I think that is a sufficient tank size. I am not sure if it is enough for breeding them though. I have no experience with breeding so I am not sure if they need more room for that.


----------



## cfr3 (Feb 20, 2003)

Probably can't breed, but they'll be plenty happy in there.


----------



## EMJAY (Feb 27, 2003)

how much space shoul i give them too breed?
when i will reduce them to two once i know how to tell if they are male or female.


----------



## bobme (Feb 17, 2003)

They wont breed. Id say 30 gal per fish for them to beed 5x30=150 gal tank and a GOOD water cycle. use gold fish to cycle them please.


----------



## Genin (Feb 4, 2003)

5 piranha will be happy in a 90 gallon tank, but as for mating I am not sure. I have read that you need a lot more gallons per fish and cleaner water, but I have also read some posts from people who said that they had none of these 'favorable' conditions and their reds mated. Give it a shot, you never know.

Joe


----------



## Judazzz (Jan 13, 2003)

Reds will start not spawning until they feel comfortable about their surroundings, and you're the one to achieve that for your fish.
Once they start showing breeding behaviour (ie. pairing off, starting to build a nest, agressive territorial behaviour, darkening of coloration), you could take them out, and put them in a tank of their own (I guess 50 gallons will be suffcient, because they can do whatever they want without being interrupted). There's a very real chance they'll continue with their breeding behaviour quickly after they've been moved.
Once you feel like you have enough fry (made enough money







), you could place them back with the others, and just let them be...


----------



## MPower (Jan 29, 2003)

Thats big enough for 4 p's. I'm not sure about adequate breeding space.


----------



## Wittmann (Mar 10, 2003)

I have 12 rb´s in my 125g tank and I have np what so ever.


----------



## JEARBEAR (Jan 30, 2003)

Xenon said:


> I think that is a sufficient tank size. I am not sure if it is enough for breeding them though. I have no experience with breeding so I am not sure if they need more room for that.

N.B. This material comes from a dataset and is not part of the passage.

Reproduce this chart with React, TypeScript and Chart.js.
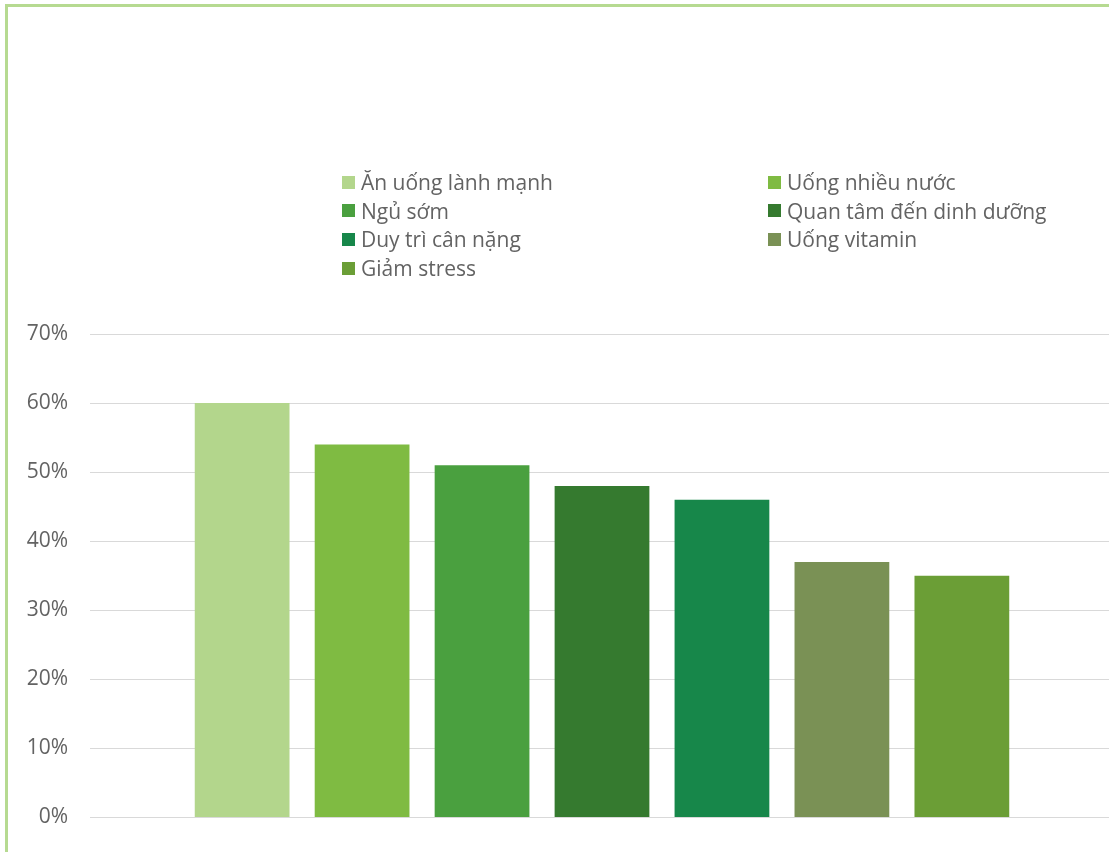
import React, { useEffect, useRef } from "react";
import { Chart, registerables } from "chart.js";

Chart.register(...registerables);

const seriesLabels: string[] = [
  "Ăn uống lành mạnh",
  "Uống nhiều nước",
  "Ngủ sớm",
  "Quan tâm đến dinh dưỡng",
  "Duy trì cân nặng",
  "Uống vitamin",
  "Giảm stress",
];
const seriesValues: number[] = [60, 54, 51, 48, 46, 37, 35];
const seriesColors: string[] = [
  "#b3d68c",
  "#7fbb42",
  "#4aa03f",
  "#357a2f",
  "#17874a",
  "#7a9155",
  "#6b9e36",
];
const categories: string[] = [""];
const yMin = 0;
const yMax = 70;
const yStep = 10;

const FONT = "'Open Sans', 'Noto Sans', sans-serif";
const TEXT = "#636363";

export default function App() {
  const ref = useRef<HTMLCanvasElement | null>(null);

  useEffect(() => {
    if (!ref.current) return;
    const chart = new Chart(ref.current, {
      type: "bar",
      data: {
        labels: categories,
        datasets: seriesLabels.map((label, i) => ({
          label,
          data: [seriesValues[i]],
          backgroundColor: seriesColors[i],
          borderWidth: 0,
          barPercentage: 0.79,
          categoryPercentage: 0.82,
        })),
      },
      options: {
        animation: false,
        responsive: false,
        maintainAspectRatio: false,
        devicePixelRatio: 1,
        layout: { padding: { left: 0, right: 0, top: 334, bottom: 34 } },
        plugins: {
          legend: { display: false },
          tooltip: { enabled: false },
          title: { display: false },
        },
        scales: {
          x: { display: false },
          y: {
            min: yMin,
            max: yMax,
            afterFit: (s: any) => {
              s.width = 90;
            },
            border: { display: false },
            grid: { color: "#d9d9d9", lineWidth: 1, drawTicks: false },
            ticks: {
              stepSize: yStep,
              padding: 22,
              color: TEXT,
              font: { family: FONT, size: 21 },
              callback: (v: any) => v + "%",
            },
          },
        },
      },
    });
    return () => chart.destroy();
  }, []);

  return (
    <div
      style={{
        position: "absolute",
        left: 0,
        top: 0,
        width: 1109,
        height: 852,
        overflow: "hidden",
        background: "#ffffff",
      }}
    >
      <div
        style={{
          position: "absolute",
          left: 5,
          top: 4,
          width: 1200,
          height: 1000,
          borderLeft: "3px solid #b6da91",
          borderTop: "3px solid #b6da91",
        }}
      />
      <canvas
        ref={ref}
        width={1114}
        height={852}
        style={{ position: "absolute", left: 0, top: 0, width: 1114, height: 852 }}
      />
      <div
        style={{
          position: "absolute",
          left: 342,
          top: 168,
          display: "grid",
          gridTemplateColumns: "426px 340px",
          gridAutoRows: "28.6px",
          fontFamily: FONT,
          fontSize: 21,
          color: TEXT,
        }}
      >
        {seriesLabels.map((label, i) => (
          <div key={label} style={{ display: "flex", alignItems: "center", whiteSpace: "nowrap" }}>
            <span
              style={{
                display: "inline-block",
                width: 13,
                height: 13,
                background: seriesColors[i],
                marginRight: 6,
              }}
            />
            <span>{label}</span>
          </div>
        ))}
      </div>
    </div>
  );
}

 That will be enough space comfotably.


----------



## Xenon (Nov 15, 2002)

Moved to husbandry


----------



## Mr. Hannibal (Feb 21, 2003)

Enought space i should say!


----------



## Outie (Feb 19, 2003)

I have heard in the past that people have breed reds in a tank as small as a 55 gallon, although I would suggest a lot larger tank such as a 125. For your fish a 90 gallon is gonna be good for a long time.


----------